Concert Ticketing Site
Creating an app for concert users to efficiency browse, purchase, and use tickets.
The Challenge
Project Details:
Timeline: 5 weeks
Type: Academic Conceptual Project
Tools: Figma · Balsamiq · Crazy 8s Sketching
Role: UX Designer
Context: Designed for MOOD, a group of three live music venues in the Phoenix, AZ area
Mood's three Phoenix-area live music venues host concerts nearly every night — but every ticket is sold in person at the door. That means no advance planning for customers, long lines at showtime, and missed revenue for the business. There's also no single place for music fans to see what's happening across all three venues at once.
I was tasked to design a mobile app from the ground up: one that would let users discover events, filter by venue or genre, purchase tickets in advance, and access digital tickets on their phone at the door.
Approach
User Flow Creation
The two personas provided represent the range of Mood's audience: Lucie, a 24-year-old casual music fan who browses for fun, and Mike, a 48-year-old who plans ahead and attends regularly. These two users have very different mental models of how a ticketing experience should work. Lucie wants to browse and be surprised, while Mike wants to find his event quickly and check out. That tension shaped every navigation and layout decision made through an evaluation of business constraints.
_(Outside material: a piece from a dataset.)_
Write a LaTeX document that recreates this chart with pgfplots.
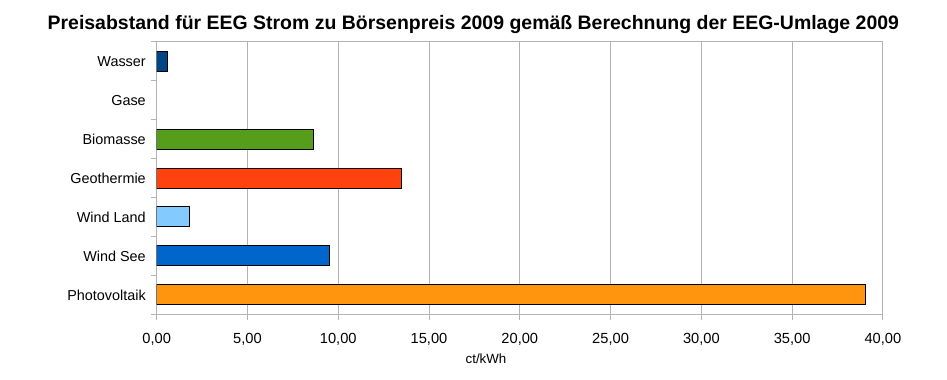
\documentclass[border=0pt]{standalone}
\usepackage{fontspec}
\setmainfont{Liberation Sans}
\usepackage{pgfplots}
\pgfplotsset{compat=1.18}
\definecolor{cWasser}{HTML}{004586}
\definecolor{cBio}{HTML}{579D1C}
\definecolor{cGeo}{HTML}{FF420E}
\definecolor{cWL}{HTML}{83CAFF}
\definecolor{cWS}{HTML}{0066CC}
\definecolor{cPV}{HTML}{FF950E}
\definecolor{gridc}{HTML}{B3B3B3}
\begin{document}
\begin{tikzpicture}
\useasboundingbox (0,0) rectangle (710.25pt,284.25pt);
\node[anchor=base, font=\bfseries\fontsize{14.6}{16}\selectfont] at (355pt,262.3pt)
  {Preisabstand für EEG Strom zu Börsenpreis 2009 gemäß Berechnung der EEG-Umlage 2009};
\node[anchor=base, font=\fontsize{10}{12}\selectfont] at (364.5pt,11.8pt) {ct/kWh};
\begin{axis}[
  at={(117.5pt,48.5pt)}, anchor=south west,
  scale only axis, width=544.7pt, height=204.5pt,
  xbar, bar width=15pt,
  xmin=0, xmax=40, ymin=-0.5, ymax=6.5,
  xtick={0,5,...,40},
  ytick={0,1,2,3,4,5,6},
  yticklabels={Photovoltaik,Wind See,Wind Land,Geothermie,Biomasse,Gase,Wasser},
  minor ytick={-0.5,0.5,...,6.5},
  xtick pos=bottom, ytick pos=left,
  tick align=outside,
  major tick length=4.5pt,
  minor tick length=4.5pt,
  ytick style={draw=none},
  minor y tick style={draw=gridc, line width=0.75pt},
  x tick style={draw=gridc, line width=0.75pt},
  xmajorgrids, grid style={gridc, line width=0.75pt},
  axis line style={gridc, line width=0.75pt},
  /pgf/number format/.cd, fixed, fixed zerofill, precision=2, use comma, assume math mode=true,
  /pgfplots/.cd,
  xticklabel style={font=\fontsize{11}{13}\selectfont, anchor=base, inner sep=0pt, yshift=-17.5pt},
  yticklabel style={font=\fontsize{10.8}{13}\selectfont, anchor=east, inner sep=0pt, xshift=-3.5pt},
]
\addplot[fill=cPV, draw=black, line width=0.75pt, bar shift=0pt] coordinates {(39.05,0)};
\addplot[fill=cWS, draw=black, line width=0.75pt, bar shift=0pt] coordinates {(9.51,1)};
\addplot[fill=cWL, draw=black, line width=0.75pt, bar shift=0pt] coordinates {(1.80,2)};
\addplot[fill=cGeo, draw=black, line width=0.75pt, bar shift=0pt] coordinates {(13.50,3)};
\addplot[fill=cBio, draw=black, line width=0.75pt, bar shift=0pt] coordinates {(8.65,4)};
\addplot[fill=cWasser, draw=black, line width=0.75pt, bar shift=0pt] coordinates {(0.60,6)};
\end{axis}
\end{tikzpicture}
\end{document}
Interaction Design & Mobile UI Ideation
With the personas and constraints clearly defined: general admission only, ten-ticket maximum, account required before accessing events, barcode compatibility needed. I could then begin ideation, and I used the Crazy 8s method to rapidly sketch possible layouts without committing to any single direction. The goal was to generate options quickly and let the constraints narrow them down, rather than designing around assumptions from the start.
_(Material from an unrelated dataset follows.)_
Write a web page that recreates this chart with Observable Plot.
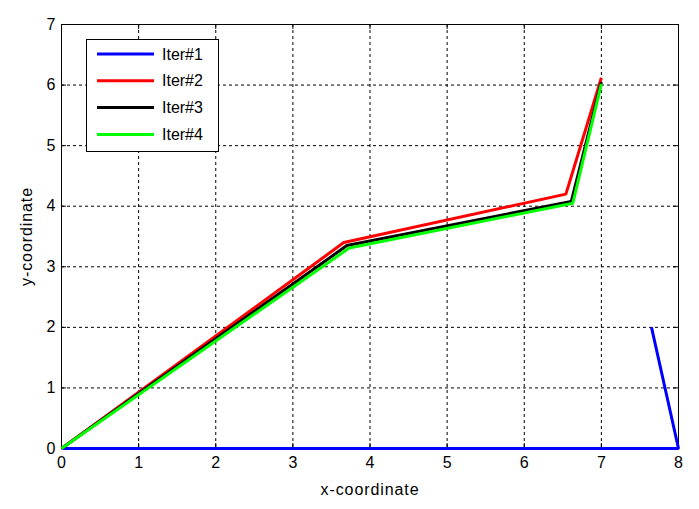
<!DOCTYPE html>
<html>
<head>
<meta charset="utf-8">
<script src="https://cdn.jsdelivr.net/npm/d3@7"></script>
<script src="https://cdn.jsdelivr.net/npm/@observablehq/plot@0.6"></script>
<style>
  html, body { margin: 0; padding: 0; background: #fff; }
  #chart { position: relative; width: 699px; height: 509px; }
</style>
</head>
<body>
<div id="chart"></div>
<script>
const seriesNames = ["Iter#1", "Iter#2", "Iter#3", "Iter#4"];
const seriesColors = ["#0000ff", "#ff0000", "#000000", "#00ff00"];
const iter1X = [0, 8, 7.65];
const iter1Y = [0, 0, 2.0];
const iter2X = [0, 3.66, 6.54, 7.0];
const iter2Y = [0, 3.40, 4.20, 6.12];
const iter3X = [0, 3.70, 6.61, 7.0];
const iter3Y = [0, 3.35, 4.08, 6.05];
const iter4X = [0, 3.73, 6.63, 7.0];
const iter4Y = [0, 3.31, 4.05, 6.02];
const xTicks = [0, 1, 2, 3, 4, 5, 6, 7, 8];
const yTicks = [0, 1, 2, 3, 4, 5, 6, 7];

const allX = [iter1X, iter2X, iter3X, iter4X];
const allY = [iter1Y, iter2Y, iter3Y, iter4Y];
const rows = [];
allX.forEach((xs, s) => xs.forEach((x, i) => rows.push({series: seriesNames[s], x, y: allY[s][i]})));

const W = 699, H = 509, mL = 61, mR = 21, mT = 24, mB = 61;
const fw = W - mL - mR, fh = H - mT - mB;
const font = "Liberation Sans, Arial, sans-serif";
const tick = 5;

const plot = Plot.plot({
  width: W, height: H,
  marginLeft: mL, marginRight: mR, marginTop: mT, marginBottom: mB,
  style: {fontFamily: font, fontSize: "16px", background: "#fff", color: "#000", overflow: "visible"},
  x: {domain: [0, 8], ticks: xTicks, tickFormat: d => String(d)},
  y: {domain: [0, 7], ticks: yTicks, tickFormat: d => String(d)},
  color: {domain: seriesNames, range: seriesColors},
  marks: [
    Plot.ruleX(xTicks.slice(1, -1), {stroke: "#000", strokeDasharray: "3,3", strokeWidth: 1}),
    Plot.ruleY(yTicks.slice(1, -1), {stroke: "#000", strokeDasharray: "3,3", strokeWidth: 1}),
    Plot.tickX(xTicks, {stroke: "#000", insetTop: fh - tick}),
    Plot.tickX(xTicks, {stroke: "#000", insetBottom: fh - tick}),
    Plot.tickY(yTicks, {stroke: "#000", insetRight: fw - tick}),
    Plot.tickY(yTicks, {stroke: "#000", insetLeft: fw - tick}),
    Plot.frame({stroke: "#000", strokeWidth: 1}),
    Plot.axisX(xTicks, {tickSize: 0, tickPadding: 8, fontSize: 16, tickFormat: d => String(d), label: "x-coordinate", labelAnchor: "center", labelArrow: "none", labelOffset: 46}),
    Plot.axisY(yTicks, {tickSize: 0, tickPadding: 6, fontSize: 16, tickFormat: d => String(d), label: "y-coordinate", labelAnchor: "center", labelArrow: "none", labelOffset: 41}),
    Plot.line(rows, {x: "x", y: "y", z: "series", stroke: "series", strokeWidth: 3, strokeLinejoin: "miter", strokeLinecap: "butt"})
  ]
});

document.getElementById("chart").appendChild(plot);

const svg = d3.select(plot);
svg.selectAll("g[aria-label='x-axis label'] text, g[aria-label='y-axis label'] text")
  .style("letter-spacing", "0.9px");

// legend inside the plot area (upper-left)
const lg = svg.append("g").style("font-family", font).style("font-size", "16px").attr("text-anchor", "start");
const lx = 86.5, ly = 39.5, lw = 132, lh = 112;
lg.append("rect").attr("x", lx).attr("y", ly).attr("width", lw).attr("height", lh)
  .attr("fill", "#fff").attr("stroke", "#000").attr("stroke-width", 1);
seriesNames.forEach((name, i) => {
  const yy = 54 + i * 26.8;
  lg.append("line").attr("x1", 97).attr("x2", 154).attr("y1", yy).attr("y2", yy)
    .attr("stroke", seriesColors[i]).attr("stroke-width", 3);
  lg.append("text").attr("x", 162).attr("y", yy).attr("dy", "0.35em").attr("fill", "#000")
    .attr("text-anchor", "start").text(name);
});
</script>
</body>
</html>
How do you build a mobile concert ticket buying experience that feels effortless for casual purchases and frequent concert goers?
The Crazy 8s Method
Ideation of possible layouts for wireframes. A sketching method that assisted in helping brainstorm.
Wireframing
Checkout flow & Account Experience Design
Mid-fidelity Wireframes
The mid-fidelity wireframes helped me establish the core user flow: account creation → event discovery → ticket selection → checkout → digital ticket storage. Moving into high fidelity, I focused on three things that Lucie and Mike's needs demanded: a prominent promoted event for casual discovery, robust filtering for intentional browsing, and a clear, scan-ready ticket screen that's easy to pull up at the venue door.
High-fidelity Wireframes
Product Constraints
All shows are general admission (no seat selection)
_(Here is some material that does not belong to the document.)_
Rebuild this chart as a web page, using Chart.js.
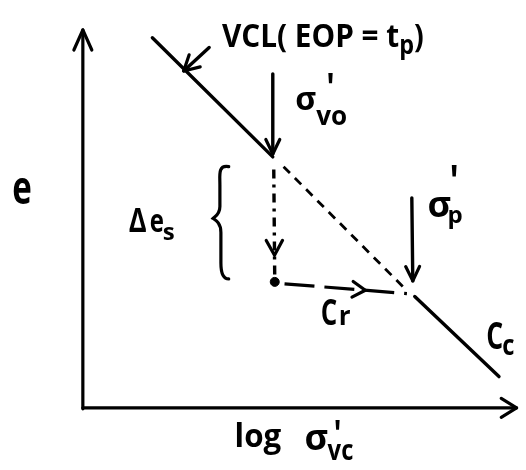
<!DOCTYPE html>
<html>
<head>
<meta charset="utf-8">
<script src="https://cdn.jsdelivr.net/npm/chart.js@4.4.1/dist/chart.umd.min.js"></script>
<style>
  html, body { margin: 0; padding: 0; background: #fff; }
  canvas { display: block; }
</style>
</head>
<body>
<canvas id="chart" width="526" height="470"></canvas>
<script>
// Schematic e – log σ'vc diagram: virgin compression line, unloading to the
// rest point and recompression back to the preconsolidation stress.
// Abscissa: log σ'vc (arbitrary units), ordinate: void ratio e (arbitrary units).

const verticalAxis   = [{x: 0,   y: 0},   {x: 0,   y: 388}];
const horizontalAxis = [{x: 0,   y: 1},   {x: 443, y: 1}];

const vclUpper  = [{x: 71,  y: 380}, {x: 194, y: 258}];
const vclHidden = [{x: 205, y: 248}, {x: 331, y: 121}];
const vclLower  = [{x: 339, y: 115}, {x: 425, y: 33}];

const unloadPath = [{x: 195, y: 245}, {x: 196, y: 131}];
const restPoint  = [{x: 196, y: 130}];
const crPath     = [{x: 206, y: 128}, {x: 331, y: 118}];

const sigmaVoArrow = [{x: 194, y: 343}, {x: 194, y: 261}];
const sigmaPArrow  = [{x: 336, y: 216}, {x: 337, y: 131}];
const vclPointer   = [{x: 129, y: 370}, {x: 103, y: 346}];

const braceEnds = [{x: 149, y: 248}, {x: 133, y: 195}, {x: 149, y: 133}];

// Text labels: anchor (baseline-left, data units) and the pieces of each label
const labelAnchors = {
  vcl:     {x: 142, y: 370},
  sigmaVo: {x: 217, y: 306},
  sigmaP:  {x: 352, y: 196},
  deltaEs: {x: 47,  y: 181},
  eAxis:   {x: -72, y: 210},
  cr:      {x: 243, y: 86},
  cc:      {x: 412, y: 61},
  xTitle:  {x: 155, y: -39}
};
const labelTexts = {
  vcl:     ['VCL( EOP = t', 'p', ')'],
  sigmaVo: ['σ', '\'', 'vo'],
  sigmaP:  ['σ', '\'', 'p'],
  deltaEs: ['Δ', 'e', 's'],
  eAxis:   ['e'],
  cr:      ['C', 'r'],
  cc:      ['C', 'c'],
  xTitle:  ['log', 'σ', '\'', 'vc']
};

const FONT = '"Open Sans", "DejaVu Sans", sans-serif';

// layout of each label's pieces: offsets (px) from the anchor, size, horizontal squeeze
const labelLayout = {
  vcl:     [{dx: 0,  dy: 0,   size: 32, sx: 0.93}, {dx: 'after', dy: 7, size: 26, sx: 0.9}, {dx: 'after', dy: 0, size: 32, sx: 0.9}],
  sigmaVo: [{dx: 0,  dy: 0,   size: 32}, {dx: 31, dy: -9, size: 40, sx: 0.8}, {dx: 21, dy: 15, size: 26}],
  sigmaP:  [{dx: 0,  dy: 0,   size: 36}, {dx: 22, dy: -20, size: 44, sx: 0.8}, {dx: 20, dy: 6,  size: 24}],
  deltaEs: [{dx: 0,  dy: 0,   size: 34, sx: 0.8}, {dx: 21, dy: 0, size: 32, sx: 0.75}, {dx: 34, dy: 8, size: 24}],
  eAxis:   [{dx: 0,  dy: 0,   size: 46, sx: 0.72}],
  cr:      [{dx: 0,  dy: 0,   size: 36, sx: 0.72}, {dx: 18, dy: 0, size: 26}],
  cc:      [{dx: 0,  dy: 0,   size: 38, sx: 0.7}, {dx: 16, dy: 6, size: 28, sx: 0.85}],
  xTitle:  [{dx: 0,  dy: 0,   size: 33, sx: 0.95}, {dx: 70, dy: 3, size: 36}, {dx: 99, dy: 0, size: 38, sx: 0.8}, {dx: 93, dy: 13, size: 28, sx: 0.85}]
};

function line(data, extra) {
  return Object.assign({
    data: data,
    showLine: true,
    borderColor: '#000',
    backgroundColor: '#000',
    borderWidth: 3.4,
    borderCapStyle: 'round',
    pointRadius: 0,
    clip: false
  }, extra || {});
}

// Draws open arrowheads on datasets that carry an `arrowAt` fraction along the line
const arrowHeads = {
  id: 'arrowHeads',
  afterDatasetsDraw(chart) {
    const ctx = chart.ctx;
    chart.data.datasets.forEach((ds, i) => {
      if (ds.arrowAt === undefined) return;
      const pts = chart.getDatasetMeta(i).data;
      const a = pts[0], b = pts[pts.length - 1];
      const t = ds.arrowAt;
      const tx = a.x + (b.x - a.x) * t, ty = a.y + (b.y - a.y) * t;
      const ang = Math.atan2(b.y - a.y, b.x - a.x);
      const len = ds.arrowLen || 16, spr = ds.arrowSpread || 0.45;
      ctx.save();
      ctx.strokeStyle = '#000';
      ctx.lineWidth = 3.2;
      ctx.lineCap = 'round';
      ctx.lineJoin = 'round';
      ctx.beginPath();
      ctx.moveTo(tx - len * Math.cos(ang - spr), ty - len * Math.sin(ang - spr));
      ctx.lineTo(tx, ty);
      ctx.lineTo(tx - len * Math.cos(ang + spr), ty - len * Math.sin(ang + spr));
      ctx.stroke();
      ctx.restore();
    });
  }
};

// Curly brace marking the change of void ratio Δe_s
const bracePlugin = {
  id: 'brace',
  afterDatasetsDraw(chart) {
    const xs = chart.scales.x, ys = chart.scales.y, ctx = chart.ctx;
    const p = braceEnds.map(d => ({x: xs.getPixelForValue(d.x), y: ys.getPixelForValue(d.y)}));
    const [top, tip, bot] = p;
    const mx = (top.x + tip.x) / 2 - 1;
    ctx.save();
    ctx.strokeStyle = '#000';
    ctx.lineWidth = 3.2;
    ctx.lineCap = 'round';
    ctx.beginPath();
    ctx.moveTo(top.x, top.y);
    ctx.bezierCurveTo(mx - 2, top.y - 2, mx, top.y + 8, mx, top.y + 18);
    ctx.lineTo(mx, tip.y - 12);
    ctx.bezierCurveTo(mx, tip.y - 4, tip.x + 2, tip.y - 2, tip.x, tip.y);
    ctx.bezierCurveTo(tip.x + 3, tip.y + 2, mx + 1, tip.y + 5, mx + 1, tip.y + 14);
    ctx.lineTo(mx + 1, bot.y - 16);
    ctx.bezierCurveTo(mx + 1, bot.y - 6, bot.x - 6, bot.y, bot.x, bot.y);
    ctx.stroke();
    ctx.restore();
  }
};

// Composite text labels with sub/superscripts
const labelPlugin = {
  id: 'labels',
  afterDatasetsDraw(chart) {
    const xs = chart.scales.x, ys = chart.scales.y, ctx = chart.ctx;
    ctx.save();
    ctx.fillStyle = '#000';
    ctx.textBaseline = 'alphabetic';
    ctx.textAlign = 'left';
    Object.keys(labelTexts).forEach(key => {
      const ax = xs.getPixelForValue(labelAnchors[key].x);
      const ay = ys.getPixelForValue(labelAnchors[key].y);
      let cursor = ax;
      labelTexts[key].forEach((txt, j) => {
        const L = labelLayout[key][j];
        const sx = L.sx || 1;
        ctx.font = 'bold ' + L.size + 'px ' + FONT;
        const x = L.dx === 'after' ? cursor : ax + L.dx;
        const y = ay + L.dy;
        ctx.save();
        ctx.translate(x, y);
        ctx.scale(sx, 1);
        ctx.fillText(txt, 0, 0);
        ctx.restore();
        cursor = x + ctx.measureText(txt).width * sx;
      });
    });
    ctx.restore();
  }
};

new Chart(document.getElementById('chart'), {
  type: 'scatter',
  data: {
    datasets: [
      line(verticalAxis,   {arrowAt: 1, arrowLen: 22, arrowSpread: 0.42, borderWidth: 3.2}),
      line(horizontalAxis, {arrowAt: 1, arrowLen: 18, arrowSpread: 0.55, borderWidth: 3.2}),
      line(vclUpper),
      line(vclHidden, {borderWidth: 2.8, borderDash: [9, 7], borderCapStyle: 'butt'}),
      line(vclLower),
      line(unloadPath, {borderWidth: 3.4, borderDash: [9, 6, 3, 6], borderCapStyle: 'butt', arrowAt: 0.77, arrowLen: 17, arrowSpread: 0.5}),
      {data: restPoint, pointRadius: 4.5, pointBackgroundColor: '#000', pointBorderColor: '#000', showLine: false, clip: false},
      line(crPath, {borderWidth: 3.2, borderDash: [30, 10], borderCapStyle: 'butt', arrowAt: 0.66, arrowLen: 15, arrowSpread: 0.55}),
      line(sigmaVoArrow, {arrowAt: 1, arrowLen: 16, arrowSpread: 0.45}),
      line(sigmaPArrow, {arrowAt: 1, arrowLen: 16, arrowSpread: 0.45}),
      line(vclPointer, {arrowAt: 1, arrowLen: 17, arrowSpread: 0.5})
    ]
  },
  options: {
    responsive: false,
    animation: false,
    events: [],
    layout: {padding: 0},
    plugins: {legend: {display: false}, tooltip: {enabled: false}},
    scales: {
      x: {type: 'linear', min: -79, max: 447, display: false},
      y: {type: 'linear', min: -57, max: 413, display: false}
    }
  },
  plugins: [arrowHeads, bracePlugin, labelPlugin]
});
</script>
</body>
</html>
Users can purchase a maximum of ten tickets per event
Tickets must include a barcode compatible with the venue scanning system
Users must create an account before accessing events
Checkout requires specific billing and contact information
User Needs
Quickly see what events are happening
Filter shows by date, venue, or music genre
Purchase tickets before arriving at the venue
Store and access digital tickets easily
Find their ticket quickly when entering the venue
Share events and tickets with others
Business Goals
Increase advance ticket sales
Promote events across all three venues
Reduce door line congestion
Provide customers with digital tickets
Create a centralized platform for event discovery
Sponsor related events
Prototypes
Users can filter through by date, genre, and venue to quickly find shows that match their interests.
Users are required to create an account and verify using their phone number or email before accessing the app.
Users can explore events on the main event page, which highlights a promoted event and takes them directly to checkout.
Reflection
Users can view their account and upcoming tickets to use their virtual ticket with a barcode to scan at the venue entrance
This project challenged me to design from scratch, focusing on the needs of the two provided personas. The thing I'm most proud of is how the product constraints shaped the design rather than limiting it. If I had more time, I would run usability testing on two specific moments: the account creation gate (does requiring an account before seeing any events create drop-off?) and the checkout flow (are the billing fields clear enough that users don't abandon mid-purchase?). I'd also explore whether a guest checkout option could serve casual users better without sacrificing the business's need for customer data.